From the above decomposition. We have the observed data. We then have
the trend, which shows increasing levels of CO2. The seasonality shows
the natural fluctuations of CO2 levels across the years. Finally, the
residual noise, is what’s left of our TS, after we have removed the
trend, seasonality and cyclic patterns.
A TS is called heteroscedastic if its variance changes through time.
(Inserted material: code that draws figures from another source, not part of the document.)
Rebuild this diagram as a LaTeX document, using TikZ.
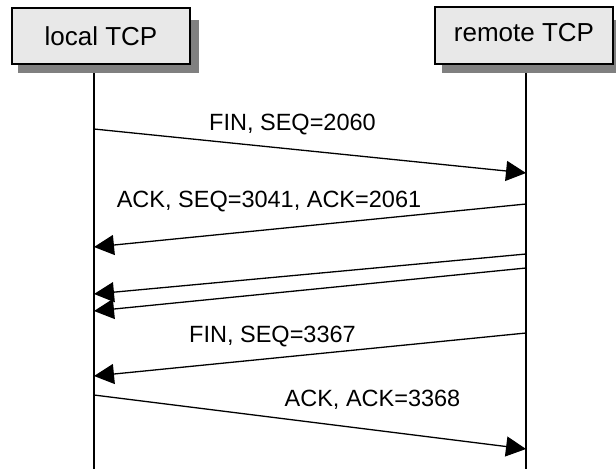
\documentclass[tikz,border=0pt]{standalone}
\usepackage{fontspec}
\setmainfont{Liberation Sans}
\usetikzlibrary{arrows.meta}
\definecolor{boxfill}{HTML}{E8E8E8}
\definecolor{shadowgray}{HTML}{808080}
\begin{document}
\begin{tikzpicture}[x=1pt,y=-1pt,
  ent/.style={draw=black, line width=1.2pt, fill=boxfill, minimum width=178pt, minimum height=56pt, inner sep=0pt, font=\fontsize{26}{30}\selectfont},
  life/.style={line width=1.3pt},
  msg/.style={line width=1.3pt, -{Triangle[length=20pt,width=20pt]}},
  lbl/.style={anchor=base, inner sep=0pt, font=\fontsize{23.5}{28}\selectfont}]
\useasboundingbox (0,0) rectangle (616,469);
\fill[white] (0,0) rectangle (616,469);
% lifelines
\coordinate (lt) at (94,64);
\coordinate (lb) at (94,469);
\coordinate (rt) at (526,64);
\coordinate (rb) at (526,469);
\draw[life] (lt) -- (lb);
\draw[life] (rt) -- (rb);
% shadows
\fill[shadowgray] (18,73) rectangle (199,20);
\fill[shadowgray] (442,73) rectangle (622,20);
% boxes
\node[ent] (local) at (101,36) {local TCP};
\node[ent, minimum height=57pt, text height=19pt, text depth=6.6pt] (remote) at (524,35.5) {remote TCP};
% message endpoints
\coordinate (a1) at (94,129);  \coordinate (b1) at (526,173);
\coordinate (a2) at (526,204); \coordinate (b2) at (94,247);
\coordinate (a3) at (526,254); \coordinate (b3) at (94,294);
\coordinate (a4) at (526,268); \coordinate (b4) at (94,311);
\coordinate (a5) at (526,333); \coordinate (b5) at (94,376);
\coordinate (a6) at (94,395);  \coordinate (b6) at (526,449);
\draw[msg] (a1) -- (b1);
\draw[msg] (a2) -- (b2);
\draw[msg] (a3) -- (b3);
\draw[msg] (a4) -- (b4);
\draw[msg] (a5) -- (b5);
\draw[msg] (a6) -- (b6);
% labels
\node[lbl] (l1) at (292.5,130.5) {FIN, SEQ=2060};
\node[lbl] (l2) at (269,207) {ACK, SEQ=3041, ACK=2061};
\node[lbl] (l5) at (272.5,342) {FIN, SEQ=3367};
\node[lbl] (l6) at (372.5,406) {ACK, ACK=3368};
\end{tikzpicture}
\end{document}
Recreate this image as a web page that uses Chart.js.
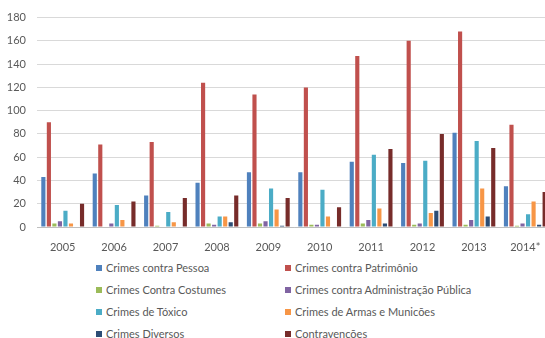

In part 1 we plotted the original TS, we observed, that as CO2 levels increased, the spread of the data didn’t necessarily get any larger.
To confirm our suspicions, we run a Breusch-Pagan Test for Heteroscedasticity:
## Warning: package 'lmtest' was built under R version 4.4.3
##
## studentized Breusch-Pagan test
##
## data: model
## BP = 3.6238, df = 1, p-value = 0.05696
Since the p-value obtained is >0.05 this suggests that heteroscedasticity is not present.
Had it been present, we could fix the problem of heteroscedasticity with the idea to transform our data using a function, i.e. instead of considering \[x_t\], look at \[x_t(new) = f(x_t)\] for some suitable function. We can use the Box-Cox transformation.
## Warning: package 'forecast' was built under R version 4.4.3
## Registered S3 method overwritten by 'quantmod':
## method from
## as.zoo.data.frame zoo
## [1] -0.03432107
From the above plot, we can see that the variance doesn’t change.
Motivated by parsimony, we can use a simple logarithm to stabilise the variance.
The above work, has stabilised the variance.
In this project, we used Meta’s Prophet forecasting system to analyse and forecast CO2 concentration levels.
To begin, our analysis of the data shows a long-term predicted upward trend in CO2 concentration levels, this aligns with the notion of global warming. Human activity, in particular, the burning of fossil fuels, deforestation and farming livestock, all contribute and influence the climate and the levels of CO2.
Having completed a seasonal decomposition, we were able to observe varying levels/fluctuating levels of CO2 throughout the time frame. Suggesting there is some sort of natural/seasonal element at play here.
The project reinforces growing cooncerns in relation to global warming and rising CO2 levels. To improve the project, we could analyse and work with different data sets that could have an impact on CO2 levels. For instance, do an analysis and forecast on deforestation, number of petrol/diesel cars being produced and sold, or the number of cattle farms and whether they are increasing - all these could be factors and variables that could help us better understand the reason behind rising CO2 levels.